The seemingly never-ending drama over Nochi Dankner's troubled IDB group took an unexpected turn Thursday when court-appointed expert Eyal Gabbai made the surprise recommendation that a public tender be opened for the sale of IDB Holding Corporation, in light of new interest by potential buyers overseas.
The IDB group includes Super-Sol, Israel's largest supermarket chain, and mobile operator Cellcom.
IDB Holding Corp. is the public company at the top of the group's corporate pyramid. IDB Development Corporation is further down the chain. It in turn owns Discount Investment Corporation.
In an opinion submitted to Tel Aviv District Court Judge Varda Alshech, Gabbai explained that the potential bidders for IDB would be from overseas and absent a public tender process, may be unaware that the company was even available for the taking.
Last week it transpired that Neil Bush, a brother of President George W. Bush, had come to Israel at the head of a group of investors from the United States and the Far East who are considering a bid for IDB.
"The assumption that the international investor public is aware of [a potential] IDB deal must be tested," Gabbai wrote. He also claimed that interest on the part of Israeli investors is limited in part due to proposed legislation that would curb pyramidal corporate business groups like IDB. "The number of Israeli parties that have the resources to carry out the investment and meet the limitations of the legislation are few," he wrote, adding that in light of the size of Dankner's corporate empire, any acquisition of the group would require approval by the local antitrust authority, and the Israeli players in the market would have difficulty securing antitrust approval.

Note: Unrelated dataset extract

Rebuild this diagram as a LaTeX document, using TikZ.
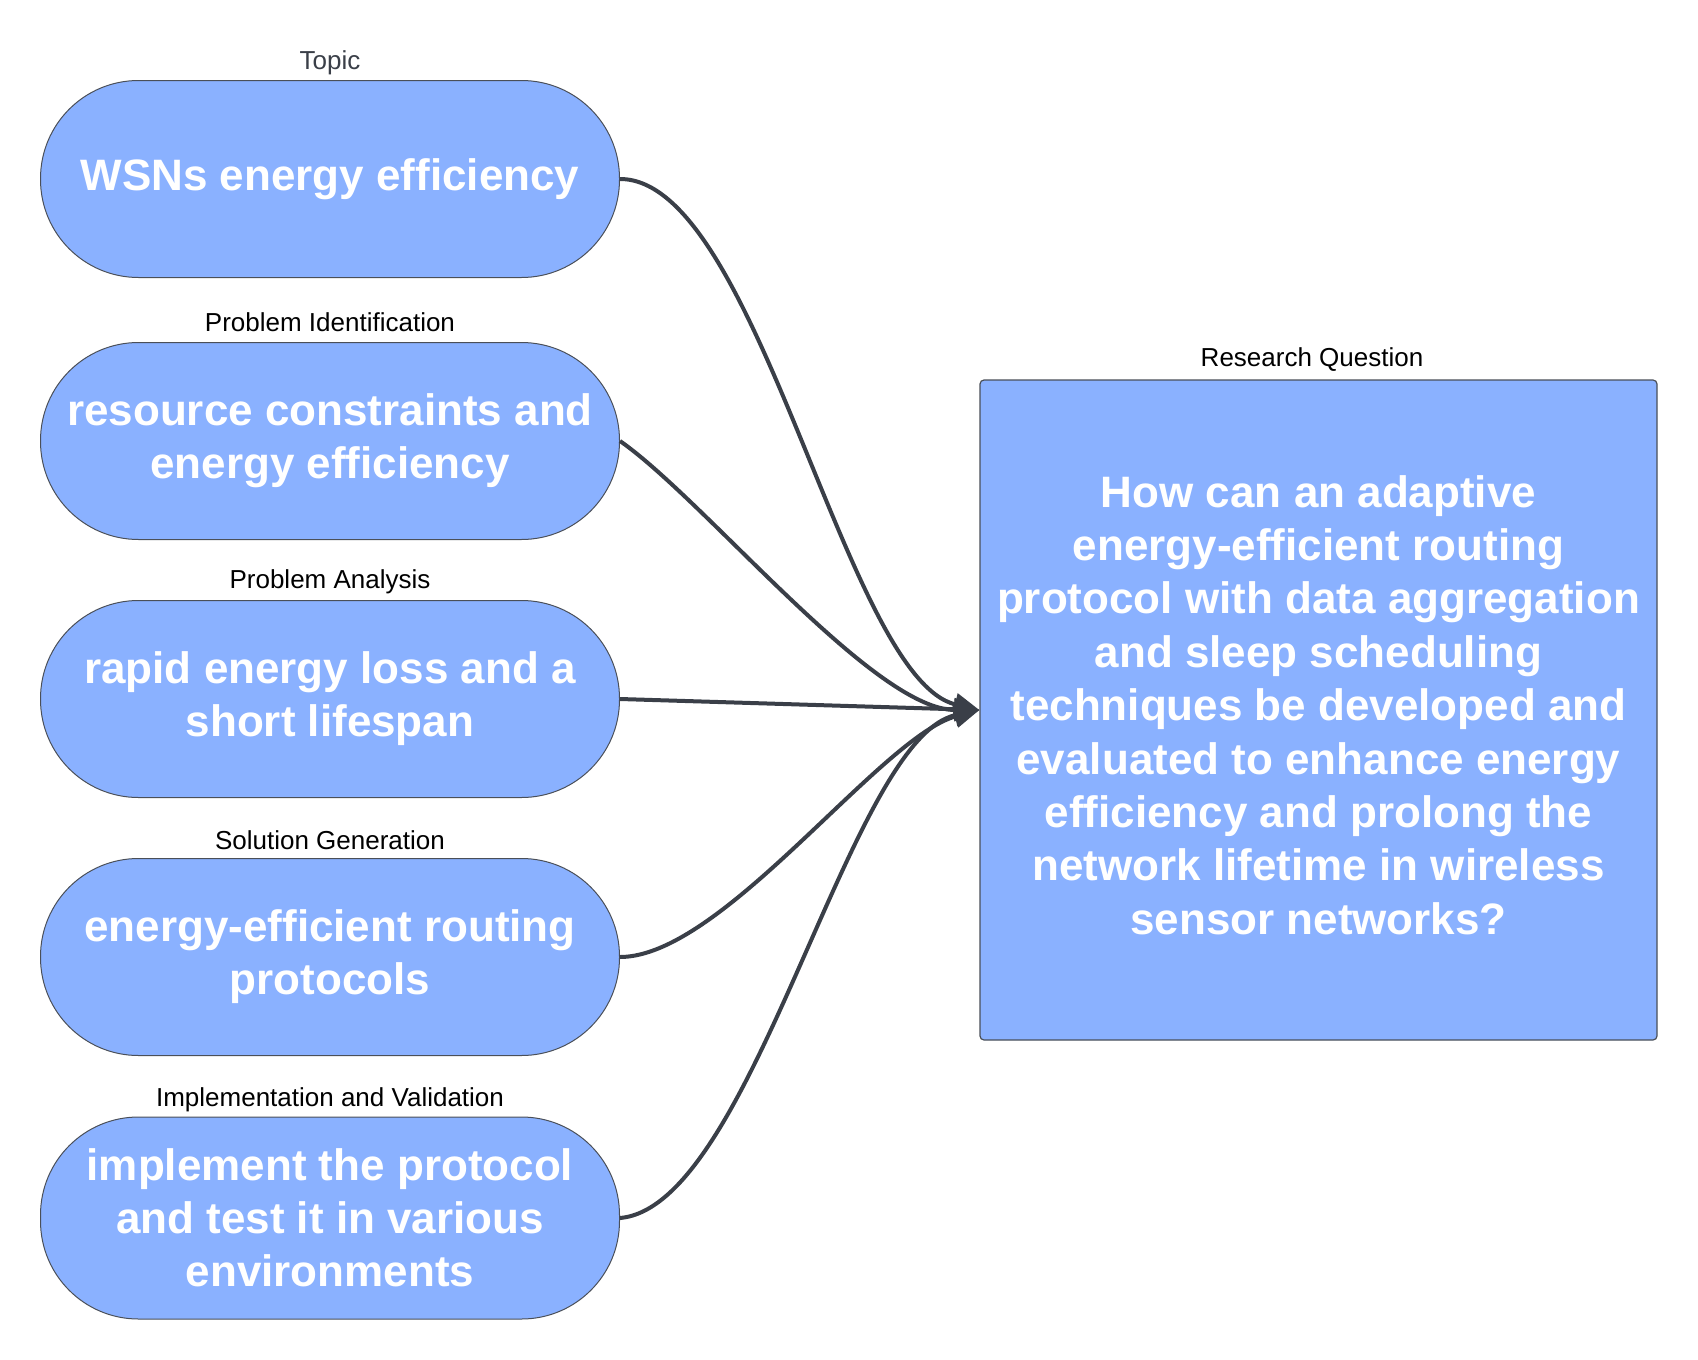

The main contender to take over IDB Holding is Argentine businessman Eduardo Elsztain, who struck an agreement with the company's bondholders to invest NIS 770 million in the firm and has posted $75 million in earnest money. His next scheduled payment is for $25 million.
"The question of carrying out a broad and open process of identifying an investor has hovered in the air to the best of my knowledge over the last eight months," Gabbai added. "Controlling shareholder Nochi Dankner has chosen to conduct negotiations with investors of his preference." In order to provide potential investors with access to relevant information on IDB's financial situation, Gabbai is recommending that the schedule arrived at with Elsztain be deferred by two weeks.
In a related development, on Thursday the Justice Ministry’s Official Receiver's Department ("kones nehasim" in Hebrew) filed a court brief opposing a merger between the IDB group's Koor Industries and Discount Investment Corp. The filing came in connection with a proposed Koor dividend distribution. The receiver argued that IDB sought to make an end run around the merger’s opponents. Koor says the receiver's position is being misrepresented and the receiver does not oppose the dividend distribution.
The receiver's opposition to the merger came as a surprise because the merger was approved at a meeting of Discount Investment shareholders with a vote of 99.82% in favor and even of 98.37% of disinterested parties. And a merger vote among Koor shareholders passed by a vote of 99.88% including the support of 99.01% of disinterested parties. Nonetheless, the receiver cautioned about the need to determine whether a fair price is being paid for Koor's shares. Koor requested court approval for the dividend distribution to acquire 32.37% of its shares as part of the merger plan.
Discount Investment's parent, IDB Development, has been the target of its bondholders who have sought to take over the company due to its huge NIS 6.4 billion debt. The merger of Discount Investment Corporation and Koor was meant to generate about NIS 460 million in funds to IDB Development and in turn head off the bondholders' attempts to take over the company and leave it under Dankner's control.